The upcoming week features a few other top events from elsewhere in the world as well. Here is an outlook on some of the key events:
#1: U.S. PPI (01/15/2019 Tuesday 13:30 GMT)
In the U.S., the producer prices for final demand goods rose by 0.1 percent in November, following the 0.6 percent increase in October. Analysts had expected the PPI reading to come in flat in November. The services cost increased 0.3 percent, boosted by the increase in trade services index. Meanwhile, the wholesale goods cost fell 0.4 percent, the largest decline since May 2017, as energy prices dropped the most ever since September 2015. Food costs rose by 1.3 percent, following the 1.0 percent gain in the previous month. The core PPI, which excludes energy and food, rose by 0.3 percent after increasing 0.5 percent in the previous month. Analysts had expected a 0.1 percent gain. Forecast for December 2018: -0.1 percent
#2: Euro Area ECB President Mario Draghi Speaks (01/15/2019 Tuesday 15:00 GMT)
Mario Draghi, President of the European Central Bank, is scheduled to testify on the 2017 Annual Report of the ECB in Strasbourg before the European Parliament. Markets often turn volatile during his speeches as traders make an attempt to understand the direction of interest rates in the future.
#3: U.K. Brexit Vote In Parliament (01/15/2019 Tuesday)
The U.K. government postponed the Brexit vote scheduled to be held in December because of the possibility of a defeat. Prime Minister Theresa May also toured Europe and made an effort to secure concessions as regards the Irish backstop issue. However, her counterparts only expressed willingness to provide clarifications and not change the legal text. She is hoping that the MPs would support the agreement.
As of now, the possibility of the government losing the vote is very high. This is because the Parliament has secured the right to limit the powers of the government in the event of a no-deal Brexit. What will be May’s next move if the deal gets rejected? One option for May would be to press for a no-deal Brexit. This would definitely drive the pound down. Another option is to organize a second referendum.
Though the public has shown a shift to the Remain camp, anything can happen and uncertainty is likely to prevail. The possibility of a snap election cannot be dismissed. However, if the Labour Party forms the government under the leadership of Jeremy Corbyn, the markets would definitely be surprised. Postponing Brexit may also be considered, even if the government denies it at the moment. This could drive the pound higher, but it is clear that uncertainty would trigger high volatility.
#4: U.K. BoE Governor Mark Carney Speaks (01/16/2019 Wednesday 09:15 GMT)
Mark Carney, Governor of the Bank of England, is scheduled to testify along with three members of the Financial Policy Committee on the Financial Stability Report in London before the Treasury Select Committee. Markets often turn volatile during his speeches as traders make an attempt to understand the direction of interest rates in the future.
#5: U.K. CPI (01/16/2019 Wednesday 09:30 GMT)

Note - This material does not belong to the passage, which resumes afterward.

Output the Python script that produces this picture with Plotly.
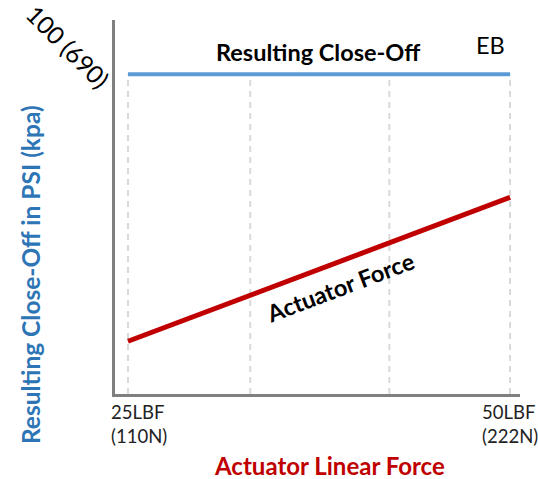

In the U.K., the annual inflation rate fell to the 2.3 percent level in November from the 2.4 percent level in the prior month. The reading for the month was in line with analysts’ expectations. The reading for November was the lowest ever since the month of March last year. The consumer prices were driven down by a slowdown in transport and food, recreation, culture, and non-alcoholic beverages costs. Forecast for December 2018: 2.1 percent
#6: G20 Meetings (01/16/2019 Wednesday and 01/17/2019 Thursday)
Central bankers and finance ministers from as many as20 industrialized nations, including those from G7 nations France, Canada, Italy, Japan, the UK, Germany, and the US. The G20 meetings are not open to the press. However, officials usually talk to the reporters throughout the meeting day. A formal statement on meeting objectives and policy changes are released on the conclusion of the meetings. G20 is not an institution, but it is a powerful global policy-making organization that operates at the highest level. Their policies and initiatives have an impact on the currency markets.
#7: Japan BoJ Governor Haruhiko Kuroda Speaks (01/17/2019 Thursday 03:20 GMT)
Haruhiko Kuroda, Governor of the Bank of Japan, is scheduled to speak in Tokyo at the G20 Symposium. Markets often turn volatile during his speeches as traders make an attempt to understand the direction of interest rates in the future.
#8: U.K. Retail Sales (01/18/2019 Friday 09:30 GMT)
In the U.K., retail trade rose by 1.4 percent on a month-on-month basis in November because of Black Friday promotions. The reading for the previous month was revised downward to a 0.4 percent decline. The reading for November beat analysts’ expectations for an increase of 0.3 percent. Retail trade was driven by the highest increase of 5.3 percent in household goods stores sales since the end of the year 2013. Forecast for December 2018: -0.8 percent
#9: Canada CPI (01/18/2019 Friday 13:30 GMT)
In Canada, the Consumer Price Index (CPI) declined by 0.40 percent on a month-on-month basis in November. It is expected that the CPI would decrease by 0.3 percent in December 2018.